Жандарм захлопнул книжку. Собрание было недовольно.
– Мало!
– Нет, братья, это не мало. Это почти восьмая часть всех, кто есть здесь. Из этой сотни мы еще отсеем. Мы проверим каждого, обсудим каждого, можем ли мы принять его в коммунисты. Если даже полсотни в нашей деревне храбро начнут борьбу против помещиков, ростовщиков и жандармов, эти полсотни потянут за собой и тысячу, и десять тысяч. Только смотрите, не показывать спину врагу, не предавать товарищей! Ведь вы присягали, – он усмехается, – вы присягали совсем официально, в присутствии жандарма!
Шествие двинулось назад, оно уже приобрело новый облик. Сотня батраков-коммунистов в ногу шагала за долговязым знаменосцем, за смуглым парнем из Севильи.
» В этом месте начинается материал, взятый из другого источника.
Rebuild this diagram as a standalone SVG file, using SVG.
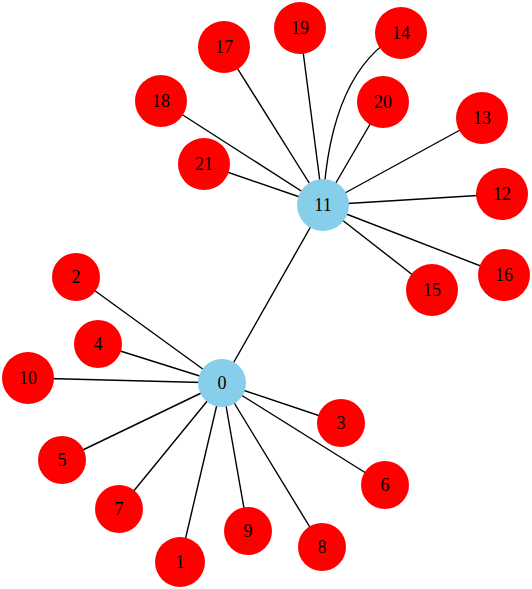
<svg xmlns="http://www.w3.org/2000/svg" width="532" height="589" viewBox="0 0 532 589">
<style>
.e{stroke:#000;stroke-width:1.4;fill:none}
.r{fill:#ff0000}
.b{fill:#87ceeb}
text{font-family:"Liberation Serif","Times New Roman",serif;font-size:18px;fill:#000;text-anchor:middle;dominant-baseline:central}
</style>
<rect width="532" height="589" fill="#fff"/>
<g id="edges">
<line class="e" x1="222" y1="383" x2="323" y2="205"/>
<line class="e" x1="222" y1="383" x2="76" y2="277"/>
<line class="e" x1="222" y1="383" x2="98" y2="344"/>
<line class="e" x1="222" y1="383" x2="28" y2="378"/>
<line class="e" x1="222" y1="383" x2="62" y2="460"/>
<line class="e" x1="222" y1="383" x2="119" y2="509"/>
<line class="e" x1="222" y1="383" x2="180" y2="562"/>
<line class="e" x1="222" y1="383" x2="248" y2="531"/>
<line class="e" x1="222" y1="383" x2="322" y2="547"/>
<line class="e" x1="222" y1="383" x2="385" y2="485"/>
<line class="e" x1="222" y1="383" x2="341" y2="423"/>
<line class="e" x1="323" y1="205" x2="161" y2="101"/>
<line class="e" x1="323" y1="205" x2="204" y2="164"/>
<line class="e" x1="323" y1="205" x2="224" y2="47"/>
<line class="e" x1="323" y1="205" x2="300" y2="28"/>
<path class="e" d="M323,205 Q330,70 401,33"/>
<line class="e" x1="323" y1="205" x2="383" y2="102"/>
<line class="e" x1="323" y1="205" x2="482" y2="118"/>
<line class="e" x1="323" y1="205" x2="502" y2="194"/>
<line class="e" x1="323" y1="205" x2="504" y2="275"/>
<line class="e" x1="323" y1="205" x2="432" y2="290"/>
</g>
<g id="n0"><circle class="b" cx="222" cy="383" r="24"/><text x="222" y="383">0</text></g>
<g id="n11"><circle class="b" cx="323" cy="205" r="26"/><text x="323" y="205">11</text></g>
<g id="n1"><circle class="r" cx="180" cy="562" r="25"/><text x="180" y="562">1</text></g>
<g id="n2"><circle class="r" cx="76" cy="277" r="24"/><text x="76" y="277">2</text></g>
<g id="n3"><circle class="r" cx="341" cy="423" r="24"/><text x="341" y="423">3</text></g>
<g id="n4"><circle class="r" cx="98" cy="344" r="24"/><text x="98" y="344">4</text></g>
<g id="n5"><circle class="r" cx="62" cy="460" r="24"/><text x="62" y="460">5</text></g>
<g id="n6"><circle class="r" cx="385" cy="485" r="24"/><text x="385" y="485">6</text></g>
<g id="n7"><circle class="r" cx="119" cy="509" r="24"/><text x="119" y="509">7</text></g>
<g id="n8"><circle class="r" cx="322" cy="547" r="24"/><text x="322" y="547">8</text></g>
<g id="n9"><circle class="r" cx="248" cy="531" r="24"/><text x="248" y="531">9</text></g>
<g id="n10"><circle class="r" cx="28" cy="378" r="26"/><text x="28" y="378">10</text></g>
<g id="n12"><circle class="r" cx="502" cy="194" r="26"/><text x="502" y="194">12</text></g>
<g id="n13"><circle class="r" cx="482" cy="118" r="26"/><text x="482" y="118">13</text></g>
<g id="n14"><circle class="r" cx="401" cy="33" r="26"/><text x="401" y="33">14</text></g>
<g id="n15"><circle class="r" cx="432" cy="290" r="26"/><text x="432" y="290">15</text></g>
<g id="n16"><circle class="r" cx="504" cy="275" r="26"/><text x="504" y="275">16</text></g>
<g id="n17"><circle class="r" cx="224" cy="47" r="26"/><text x="224" y="47">17</text></g>
<g id="n18"><circle class="r" cx="161" cy="101" r="26"/><text x="161" y="101">18</text></g>
<g id="n19"><circle class="r" cx="300" cy="28" r="26"/><text x="300" y="28">19</text></g>
<g id="n20"><circle class="r" cx="383" cy="102" r="26"/><text x="383" y="102">20</text></g>
<g id="n21"><circle class="r" cx="204" cy="164" r="26"/><text x="204" y="164">21</text></g>
</svg>
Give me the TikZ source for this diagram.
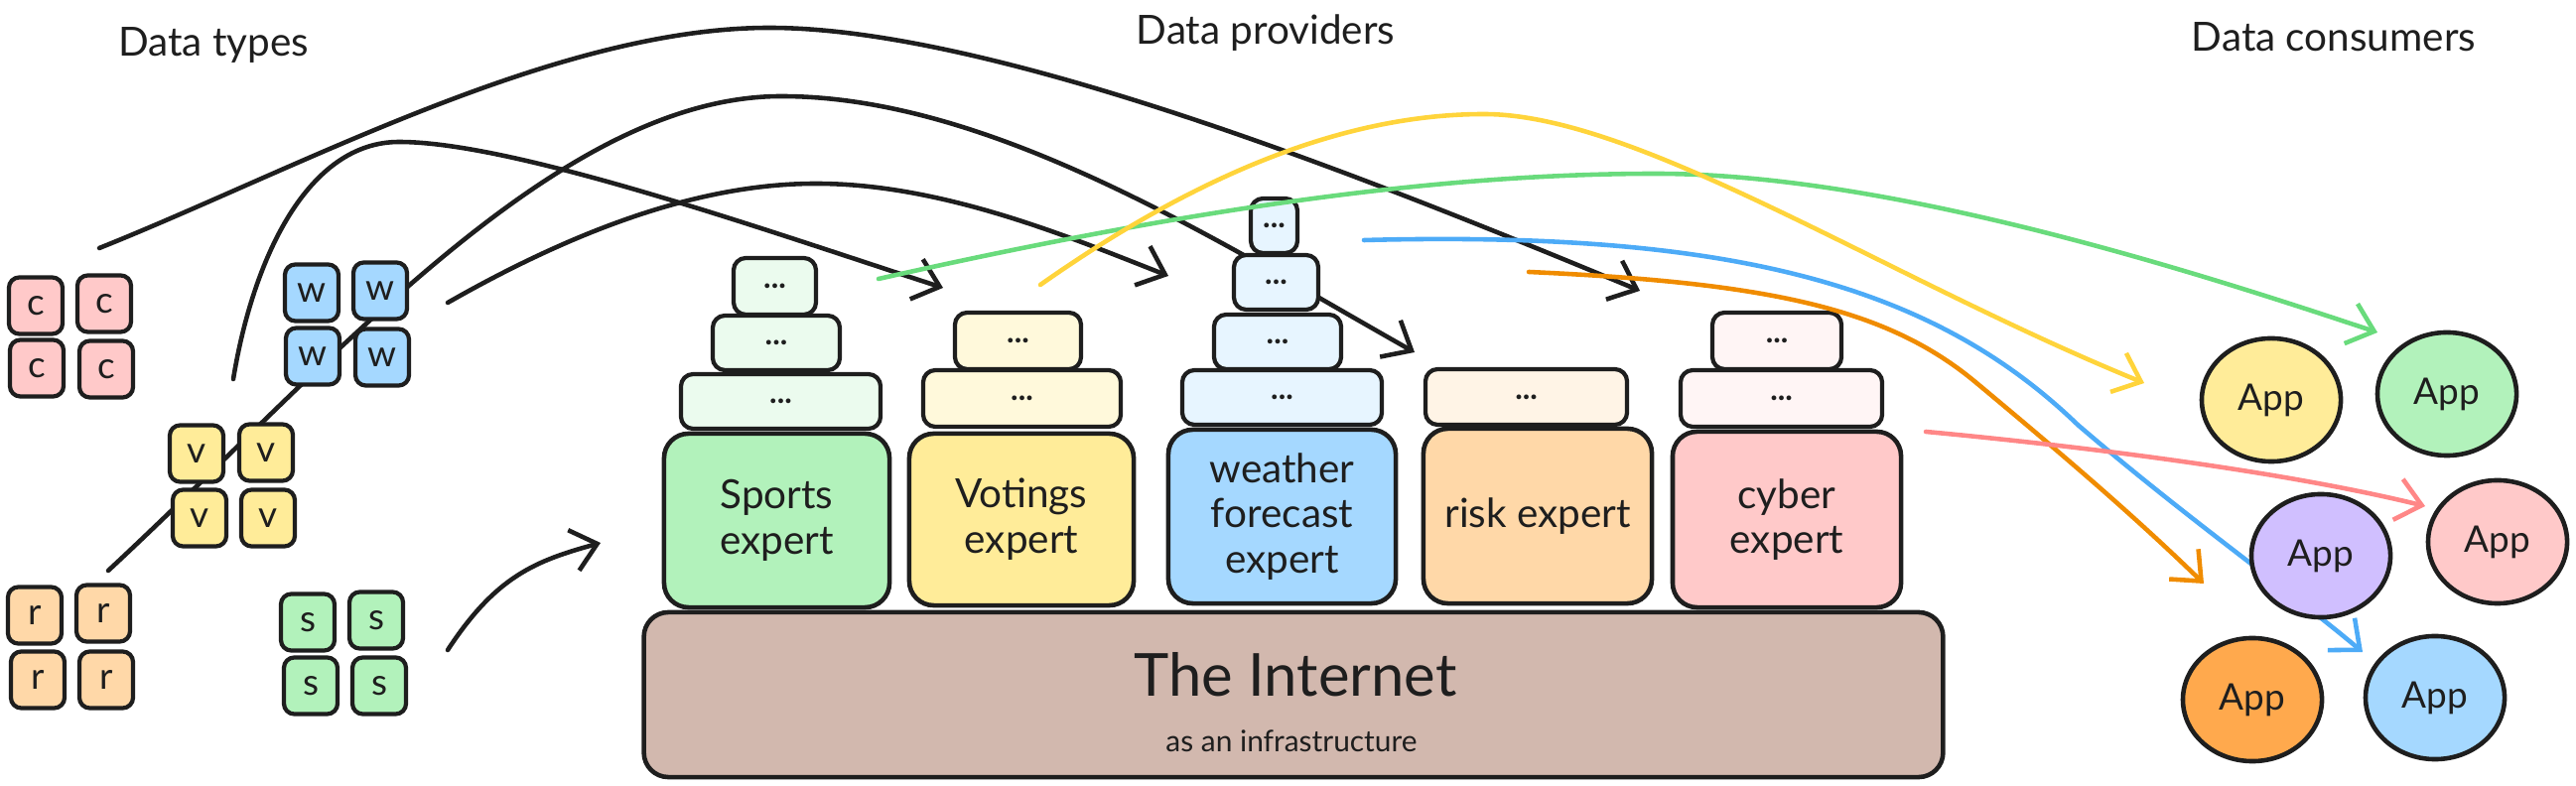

И толпа шла вслед по-иному. Это была уже не толпа, это был отряд. Крестьянский отряд, готовый драться и побеждать. Люди смотрели на оливковые рощи другими глазами; не глазами жертв, а важными глазами будущих хозяев.
Много ли уцелело из тогдашней люсенской ячейки? Трудно сказать. Сейчас в южной Андалусии владычествует генерал Кейпо де Льяно. Но сотни и тысячи коммунистов ушли с юга в Хаен, в Эстремадуру, под Мадрид – сражаться с фашизмом. И еще больше осталось оборонять родную землю. Ловкими, гибкими партизанскими отрядами бродят они вокруг Севильи, и тревожат, и атакуют фашистские войска, и напоминают крестьянству о его надежде на победу, о его правах на эту горячую, красно-коричневую андалусскую землю, на оливковые рощи, на помещичьи дома.
Молодой пропагандист-рабочий из Севилъи стал руководителем всех испанских большевиков. Как жаль, что он сейчас прикован к постели! Но он поправится, конечно. Его надо поскорее оперировать… Он берет с ночного столика стакан и медленно, маленькими глотками, пьет воду. А тогда, в Люсене, ему так и не дали напиться…
Его довели, под надежной защитой, до станции. Торжественно и радостно проводили. Жандармы не смели даже приблизиться. На обратном пути я следил из другого вагона. Через две станции он вышел на платформу напиться. Он не пил весь день. Ведь и полевая трибуна в Люсене не была оборудована графинами и стаканами. Мальчишка взял десять сентимосов и подал поррон. Привычным жестом испанского простого народа агитатор поднял кувшин выше головы и на весу наклонил его, чтобы холодная струйка упала в раскрытый рот. В этот миг его взял за плечо гардиа сивиль.
Этот жандарм был чистенько выбрит и в лиловых очках от солнца. Он только что вышел с листком в руках из станционной двери, из-под вывески «Телефонос». С другого конца перрона спешили еще двое, придерживая карабины.
Пока парень предъявлял свои документы, мальчишка с кувшином убежал. Так и не пришлось напиться. На ходу, между двумя конвойными, агитатор взял из кармана щепотку длинных канарских орешков и стал делать самокрутку.
23 июня
Залка очень дожидался конгресса. Его волновала мысль, сможет ли он встретиться с делегатами. Ему очень хотелось.
– Конечно, вы сможете увидеться! Что за вопрос! Вы можете даже пригласить к себе, на фронт, устроить обед. Вам, может быть, придется и выступить. Так сказать, как испанскому генералу, любящему литературу.
– Боюсь, неудобно будет, Михаиль Ефимович. Вы меня лучше посадите где-нибудь в публике, потихоньку, сзади. Ну, просто на галерке. Мне бы только на них посмотреть. Это ведь очень знакомые для меня личности.